De effecten van onconventioneel monetair beleid in het eurogebied
We evalueren de effecten van schokken in onconventioneel monetair beleid op de productie en inflatie in het eurogebied. Hiervoor gebruiken we data over de periode 2009-2016 waarin het meeste onconventionele beleid van de ECB heeft plaatsgevonden. We gebruiken een tweetrapsprocedure; eerst identificeren we schokken in onconventioneel monetair beleid in een structureel autoregressief model (SVAR) voor het eurogebied. Vervolgens gebruiken we deze schokken in modellen voor de afzonderlijke landen. Door de effecten van het ECB-beleid op landenniveau te relateren aan landspecifieke kenmerken, zoals de gezondheid van de bankensector, krijgen we meer zicht op de belangrijkste mechanismen.
Downloads
We vinden zwak bewijs dat expansief onconventioneel monetair beleid een positief effect heeft op de productie, maar de effecten op de inflatie in het eurogebied zijn niet significant. Op landenniveau vinden we een waaier aan uitkomsten voor de landen die we beschouwen. De uitkomsten zijn consistent met enkele van de transmissiemechanismen die in de literatuur genoemd worden. Opvallend genoeg vinden we dat landen met een gezonder bankwezen en lagere overheidsschulden een groter effect op de productie ervaren. Dit is in tegenstelling met wat het bank lending channel voorspelt, wat in de literatuur regelmatig als belangrijkste mechanisme wordt genoemd.

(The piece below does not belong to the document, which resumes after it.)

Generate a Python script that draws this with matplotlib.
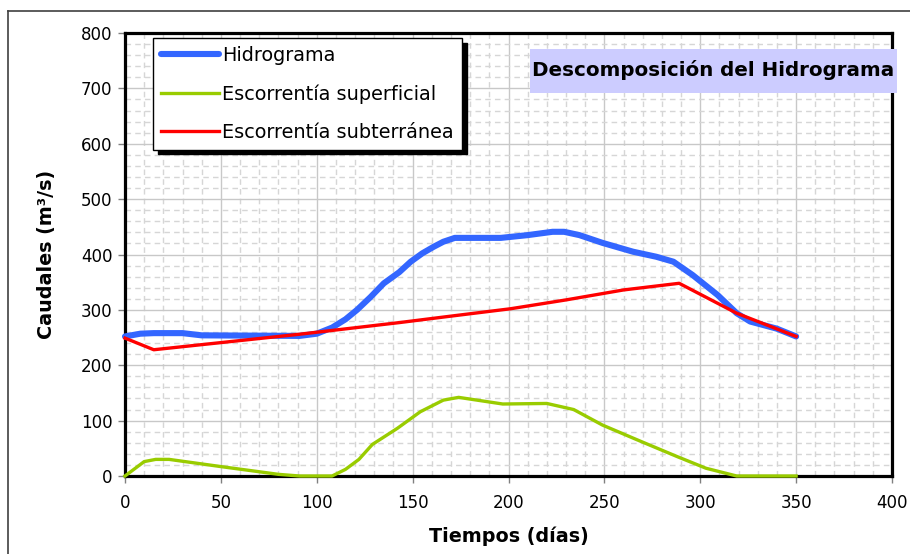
import matplotlib
matplotlib.use('Agg')
import matplotlib.pyplot as plt
from matplotlib.patches import Rectangle
from matplotlib.lines import Line2D
from matplotlib.ticker import MultipleLocator

plt.rcParams['font.family'] = ['DejaVu Sans']

# ---- data ----
dias_hidro = [0, 8, 15, 30, 40, 91, 100, 108, 115, 121, 128, 135, 143, 149, 155, 161,
              166, 172, 196, 210, 223, 229, 237, 249, 265, 277, 286, 296, 309, 319,
              326, 340, 350]
q_hidro = [252, 257, 258, 258, 254, 253, 257, 268, 283, 300, 323, 348, 368, 387, 402, 414,
           423, 430, 430, 435, 441, 441, 435, 421, 405, 396, 387, 363, 327, 294,
           279, 266, 252]

dias_sup = [0, 10, 16, 23, 50, 80, 91, 108, 115, 122, 129, 142, 154, 166, 174, 197,
            220, 234, 249, 268, 288, 303, 319, 350]
q_sup = [0, 26, 30, 30, 17, 3, 0, 0, 12, 30, 57, 86, 116, 137, 142, 130,
         131, 120, 92, 64, 35, 14, 0, 0]

dias_sub = [0, 15, 91, 143, 166, 201, 230, 260, 289, 319, 350]
q_sub = [249, 228, 256, 277, 287, 302, 318, 336, 348, 294, 252]

labels = ['Hidrograma', 'Escorrentía superficial', 'Escorrentía subterránea']
colors = ['#3366FF', '#99CC00', '#FF0000']

W, H = 910, 554
fig = plt.figure(figsize=(W / 100, H / 100), dpi=100)
ax = fig.add_axes([125 / W, 1 - 476 / H, (892 - 125) / W, (476 - 33) / H])
ax.set_xlim(0, 400)
ax.set_ylim(0, 800)
ax.xaxis.set_major_locator(MultipleLocator(50))
ax.xaxis.set_minor_locator(MultipleLocator(10))
ax.yaxis.set_major_locator(MultipleLocator(100))
ax.yaxis.set_minor_locator(MultipleLocator(20))
ax.set_axisbelow(True)
ax.grid(which='major', color='#C8C8C8', lw=1.0, ls='-')
ax.grid(which='minor', color='#D6D6D6', lw=1.0, ls=(0, (4, 3)))
ax.tick_params(which='minor', length=0)
ax.tick_params(which='major', length=5, width=1, color='#808080', labelsize=12,
               direction='out')
ax.tick_params(axis='x', pad=8)
ax.tick_params(axis='y', pad=4)
for sp in ax.spines.values():
    sp.set_linewidth(2.3)
    sp.set_color('black')

l1, = ax.plot(dias_hidro, q_hidro, color=colors[0], lw=4.4, solid_joinstyle='round',
              solid_capstyle='round', zorder=3, clip_on=False)
l2, = ax.plot(dias_sup, q_sup, color=colors[1], lw=2.4, solid_joinstyle='round',
              zorder=3, clip_on=False)
l3, = ax.plot(dias_sub, q_sub, color=colors[2], lw=2.4, solid_joinstyle='round',
              zorder=4, clip_on=False)

leg = ax.legend([l1, l2, l3], labels, loc='upper left',
                bbox_to_anchor=(153 / W, 1 - 38 / H), bbox_transform=fig.transFigure,
                borderaxespad=0, frameon=True, fancybox=False, edgecolor='black',
                framealpha=1, prop={'size': 13.9}, handlelength=3.0, handletextpad=0.2,
                labelspacing=1.0, borderpad=0.4,
                shadow={'ox': 3.4, 'oy': -3.4, 'color': 'black', 'alpha': 1})
leg.get_frame().set_linewidth(1.0)
leg.set_zorder(10)

ax.set_xlabel('Tiempos (días)', fontsize=13.8, fontweight='bold', va='center')
ax.xaxis.set_label_coords(0.5, -(536 - 476) / 443)
ax.set_ylabel('Caudales (m³/s)', fontsize=13.8, fontweight='bold', va='center', ha='center')
ax.yaxis.set_label_coords(-(125 - 47) / 767, 0.5)

# title box
fig.add_artist(Rectangle((530 / W, 1 - 93 / H), 367 / W, 44 / H, transform=fig.transFigure,
                         facecolor='#CCCCFF', edgecolor='none', zorder=5))
fig.text(713.5 / W, 1 - 76 / H, 'Descomposición del Hidrograma', fontsize=14.3,
         fontweight='bold', ha='center', va='baseline', zorder=6)

# outer frame
fig.add_artist(Line2D([8 / W, 1], [1 - 11 / H, 1 - 11 / H], transform=fig.transFigure,
                      color='#404040', lw=1.2))
fig.add_artist(Line2D([8 / W, 8 / W], [0, 1 - 11 / H], transform=fig.transFigure,
                      color='#404040', lw=1.2))

fig.savefig('out.png', dpi=100)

Van Dijk en Dubovik (2018) vinden in hun studie naar het effect van de aankondiging van het aankoopprogramma van de ECB op rentes op bedrijfsleningen ook geen bewijs dat dit mechanisme effectief is.
Februari 2019: Nieuw onderzoek (CPB Discussion Paper 391) laat zien dat de methode in dit discussion paper geen betrouwbare schattingen oplevert van de effecten van onconventioneel monetair beleid.